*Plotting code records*
○ ○ ○ ○ ○
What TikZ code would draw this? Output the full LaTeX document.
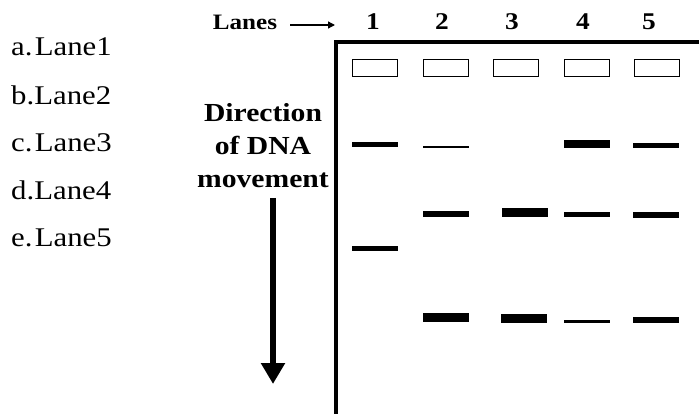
\documentclass[tikz,border=0pt]{standalone}
\usepackage{fontspec}
\setmainfont{Liberation Serif}
\usepackage{graphicx}
\usetikzlibrary{arrows.meta}
\newcommand\hsc[1]{\scalebox{1.14}[1]{#1}}
\begin{document}
\begin{tikzpicture}[x=1pt,y=-1pt,
  lbl/.style={inner sep=0pt,anchor=west,font=\fontsize{27}{27}\selectfont},
  num/.style={inner sep=0pt,font=\fontsize{24}{24}\selectfont\bfseries},
  well/.style={draw,line width=1.6pt,minimum width=45pt,minimum height=17pt,inner sep=0pt},
  band/.style={fill=black,minimum width=46pt,inner sep=0pt,draw=none}]
\useasboundingbox (0,0) rectangle (699,414);
% left list
\node[lbl] (la) at (11,47) {\hsc{a.\kern2pt Lane1}};
\node[lbl] (lb) at (11,95) {\hsc{b.Lane2}};
\node[lbl] (lc) at (11,143) {\hsc{c.\kern2pt Lane3}};
\node[lbl] (ld) at (11,190) {\hsc{d.Lane4}};
\node[lbl] (le) at (11,238) {\hsc{e.\kern2pt Lane5}};
% Lanes label
\node[inner sep=0pt,font=\fontsize{22}{22}\selectfont\bfseries] (lanes) at (245,22) {\hsc{Lanes}};
\coordinate (lanesA) at (290,25);
\coordinate (lanesB) at (335,25);
\draw[line width=1.3pt,-{Triangle[width=7pt,length=7pt]}] (lanesA) -- (lanesB);
% lane numbers
\node[num] (n1) at (373,22) {\hsc{1}};
\node[num] (n2) at (442,22) {\hsc{2}};
\node[num] (n3) at (512,22) {\hsc{3}};
\node[num] (n4) at (583,22) {\hsc{4}};
\node[num] (n5) at (649,22) {\hsc{5}};
% direction text
\node[inner sep=0pt,align=center,font=\fontsize{26}{33}\selectfont\bfseries] (dir) at (263,146)
  {\hsc{Direction}\\\hsc{of DNA}\\\hsc{movement}};
\coordinate (arTop) at (273,198);
\coordinate (arEnd) at (273,384);
\draw[line width=6pt,-{Triangle[width=23pt,length=21pt]}] (arTop) -- (arEnd);
% gel frame
\coordinate (gTR) at (699,42);
\coordinate (gTL) at (336,42);
\coordinate (gBL) at (336,414);
\draw[line width=4.5pt] (gTR) -- (gTL) -- (gBL);
% wells
\node[well] (w1) at (375,68) {};
\node[well] (w2) at (446,68) {};
\node[well] (w3) at (516,68) {};
\node[well] (w4) at (587,68) {};
\node[well] (w5) at (657,68) {};
% bands row 1
\node[band,minimum height=5pt] (b1a) at (375,145) {};
\node[band,minimum height=2.6pt] (b2a) at (446,147) {};
\node[band,minimum height=8.5pt] (b4a) at (587,144) {};
\node[band,minimum height=5pt] (b5a) at (656,146) {};
% bands row 2
\node[band,minimum height=5.5pt] (b2b) at (446,214) {};
\node[band,minimum height=9pt] (b3b) at (525,213) {};
\node[band,minimum height=5pt] (b4b) at (587,215) {};
\node[band,minimum height=5.5pt] (b5b) at (656,215) {};
% lane 1 lower band
\node[band,minimum height=5pt] (b1b) at (375,249) {};
% bands row 3
\node[band,minimum height=9pt] (b2c) at (446,317) {};
\node[band,minimum height=9pt] (b3c) at (524,318) {};
\node[band,minimum height=3pt] (b4c) at (587,321) {};
\node[band,minimum height=5.5pt] (b5c) at (656,320) {};
\end{tikzpicture}
\end{document}
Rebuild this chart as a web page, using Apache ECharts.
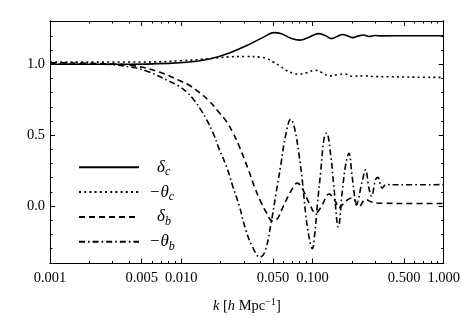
<!DOCTYPE html>
<html><head><meta charset="utf-8">
<script src="https://cdn.jsdelivr.net/npm/echarts@6/dist/echarts.min.js"></script>
<style>html,body{margin:0;padding:0;background:#fff}#c{width:463px;height:319px}</style>
</head><body><div id="c"></div>
<script>
const seriesNames = ['δ_c', '−θ_c', 'δ_b', '−θ_b'];

const kDeltaC = [0.001,0.004,0.008,0.0116,0.0164,0.0233,0.033,0.0431,0.051,0.058,0.068,0.080,0.094,0.111,0.125,0.140,0.155,0.169,0.185,0.203,0.225,0.245,0.27,0.30,0.34,0.5,1.0];
const deltaC  = [1.0,1.0,1.006,1.016,1.037,1.08,1.14,1.195,1.223,1.215,1.185,1.17,1.19,1.216,1.203,1.181,1.197,1.21,1.2,1.188,1.2,1.206,1.196,1.203,1.2,1.201,1.201];

const kThetaC = [0.001,0.005,0.01,0.0164,0.023,0.031,0.04,0.045,0.05,0.056,0.063,0.071,0.079,0.09,0.105,0.118,0.134,0.155,0.176,0.2,0.25,0.3,0.4,0.6,1.0];
const thetaC  = [1.015,1.016,1.025,1.04,1.052,1.055,1.05,1.04,1.018,0.99,0.958,0.937,0.93,0.94,0.958,0.942,0.918,0.927,0.932,0.915,0.918,0.913,0.912,0.909,0.907];

const kDeltaB = [0.001,0.0024,0.0043,0.0068,0.0097,0.0116,0.0138,0.0164,0.019,0.022,0.0247,0.0277,0.033,0.036,0.0404,0.0442,0.0496,0.054,0.058,0.063,0.068,0.0768,0.084,0.0942,0.106,0.112,0.119,0.1337,0.1503,0.159,0.179,0.201,0.226,0.254,0.28,0.31,0.35,0.5,1.0];
const deltaB  = [1.01,1.005,0.99,0.945,0.885,0.85,0.80,0.74,0.67,0.60,0.52,0.42,0.24,0.14,0.03,-0.04,-0.105,-0.09,-0.03,0.04,0.10,0.162,0.12,0.023,-0.05,-0.03,0.011,0.085,0.03,-0.012,0.035,0.058,-0.005,0.046,0.03,0.022,0.02,0.018,0.018];

const kThetaB = [0.001,0.0024,0.0043,0.0057,0.0082,0.0095,0.0109,0.0125,0.0142,0.0155,0.0176,0.0195,0.0223,0.0247,0.0277,0.0312,0.035,0.0398,0.0435,0.0482,0.0528,0.0574,0.0625,0.0684,0.073,0.0791,0.0838,0.0889,0.0942,0.0998,0.104,0.109,0.1156,0.1225,0.128,0.1377,0.1459,0.1574,0.1688,0.1791,0.1897,0.1988,0.207,0.2155,0.2393,0.2539,0.269,0.282,0.3025,0.3148,0.3396,0.3641,0.45,1.0];
const thetaB  = [1.0,1.0,0.977,0.945,0.878,0.848,0.808,0.748,0.675,0.615,0.51,0.40,0.27,0.14,0.0,-0.174,-0.29,-0.36,-0.32,-0.128,0.09,0.29,0.5,0.612,0.55,0.36,0.174,-0.06,-0.22,-0.30,-0.2,0.01,0.244,0.477,0.515,0.36,0.128,-0.147,0.105,0.29,0.372,0.244,0.105,0.01,0.174,0.256,0.128,0.07,0.186,0.202,0.128,0.151,0.15,0.151];

const xMajorTicks = [0.001,0.005,0.01,0.05,0.1,0.5,1];
const xMinorTicks = [0.002,0.003,0.004,0.006,0.007,0.008,0.009,0.02,0.03,0.04,0.06,0.07,0.08,0.09,0.2,0.3,0.4,0.6,0.7,0.8,0.9];
const yMajorTicks = [0, 0.5, 1.0];
const yMinorTicks = [-0.4,-0.3,-0.2,-0.1,0.1,0.2,0.3,0.4,0.6,0.7,0.8,0.9,1.1,1.2,1.3];

const FONT = 'Liberation Serif';
const lg = v => Math.log10(v);
const pairs = (ks, vs) => ks.map((k, i) => [lg(k), vs[i]]);

const xRange = {min: -3, max: 0};
const yRange = {min: -0.405, max: 1.305};

function xAxisDef(pos, ticks, len, labels) {
  return Object.assign({
    type: 'value', position: pos, splitLine: {show: false},
    axisLine: {show: true, onZero: false, lineStyle: {color: '#000', width: 1}},
    axisTick: {show: true, inside: true, length: len, customValues: ticks.map(lg), lineStyle: {color: '#000', width: 1}},
    axisLabel: labels ? {show: true, customValues: xMajorTicks.map(lg), margin: 7,
      formatter: v => Math.pow(10, v).toFixed(3), color: '#000', fontFamily: FONT, fontSize: 14.5} : {show: false}
  }, xRange);
}
function yAxisDef(pos, ticks, len, labels) {
  return Object.assign({
    type: 'value', position: pos, splitLine: {show: false},
    axisLine: {show: true, onZero: false, lineStyle: {color: '#000', width: 1}},
    axisTick: {show: true, inside: true, length: len, customValues: ticks, lineStyle: {color: '#000', width: 1}},
    axisLabel: labels ? {show: true, customValues: yMajorTicks, margin: 5,
      formatter: v => v.toFixed(1), color: '#000', fontFamily: FONT, fontSize: 14.5} : {show: false}
  }, yRange);
}

const xMain = xAxisDef('bottom', xMajorTicks, 5, true);
xMain.name = '{i|k} {n|[}{i|h}{n| Mpc}{sup|−1}{n|]}';
xMain.nameLocation = 'middle';
xMain.nameGap = 34;
xMain.nameTextStyle = {color: '#000', fontFamily: FONT, fontSize: 14.5, rich: {
  i: {fontFamily: FONT, fontStyle: 'italic', fontSize: 14.5, color: '#000', lineHeight: 18},
  n: {fontFamily: FONT, fontSize: 14.5, color: '#000', lineHeight: 18},
  sup: {fontFamily: FONT, fontSize: 10, color: '#000', verticalAlign: 'top', lineHeight: 10}
}};

const styles = [
  {type: 'solid', width: 1.6},
  {type: [2, 3.2], width: 1.6},
  {type: [6, 4], width: 1.6},
  {type: [6, 3, 1.6, 3], width: 1.6}
];
const dataSets = [pairs(kDeltaC, deltaC), pairs(kThetaC, thetaC), pairs(kDeltaB, deltaB), pairs(kThetaB, thetaB)];

const option = {
  animation: false,
  backgroundColor: '#fff',
  grid: {left: 50, right: 18, top: 21, bottom: 53, containLabel: false},
  xAxis: [
    xMain,
    xAxisDef('bottom', xMinorTicks, 2.5, false),
    xAxisDef('top', xMajorTicks, 5, false),
    xAxisDef('top', xMinorTicks, 2.5, false)
  ],
  yAxis: [
    yAxisDef('left', yMajorTicks, 5, true),
    yAxisDef('left', yMinorTicks, 2.5, false),
    yAxisDef('right', yMajorTicks, 5, false),
    yAxisDef('right', yMinorTicks, 2.5, false)
  ],
  legend: {
    orient: 'vertical', left: 73, top: 153.5, itemWidth: 60, itemHeight: 22, itemGap: 5,
    selectedMode: false, data: seriesNames,
    itemStyle: {opacity: 0},
    formatter: name => {
      const [b, s] = name.split('_');
      return (b.length > 1 ? '{m|' : '{d|') + b + '}{s|' + s + '}';
    },
    textStyle: {color: '#000', fontFamily: FONT, rich: {
      m: {fontFamily: FONT, fontStyle: 'italic', fontSize: 17, color: '#000', lineHeight: 22, padding: [0, 0, 0, 5]},
      d: {fontFamily: FONT, fontStyle: 'italic', fontSize: 17, color: '#000', lineHeight: 22, padding: [0, 0, 0, 13]},
      s: {fontFamily: FONT, fontStyle: 'italic', fontSize: 12, color: '#000', lineHeight: 14, verticalAlign: 'bottom'}
    }}
  },
  series: seriesNames.map((n, i) => ({
    type: 'line', name: n, data: dataSets[i], xAxisIndex: 0, yAxisIndex: 0,
    symbol: 'none', showSymbol: false, smooth: 0.4,
    lineStyle: Object.assign({color: '#000', cap: 'butt'}, styles[i]),
    itemStyle: {color: '#000'}
  }))
};

const chart = echarts.init(document.getElementById('c'), null, {renderer: 'canvas'});
chart.setOption(option);
</script>
</body></html>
○ ○ ○ ○ ○
*Aim of the exercise*
Collect each line containing the string "draw".

*Full answer*
What TikZ code would draw this? Output the full LaTeX document.
  well/.style={draw,line width=1.6pt,minimum width=45pt,minimum height=17pt,inner sep=0pt},
  band/.style={fill=black,minimum width=46pt,inner sep=0pt,draw=none}]
\draw[line width=1.3pt,-{Triangle[width=7pt,length=7pt]}] (lanesA) -- (lanesB);
\draw[line width=6pt,-{Triangle[width=23pt,length=21pt]}] (arTop) -- (arEnd);
\draw[line width=4.5pt] (gTR) -- (gTL) -- (gBL);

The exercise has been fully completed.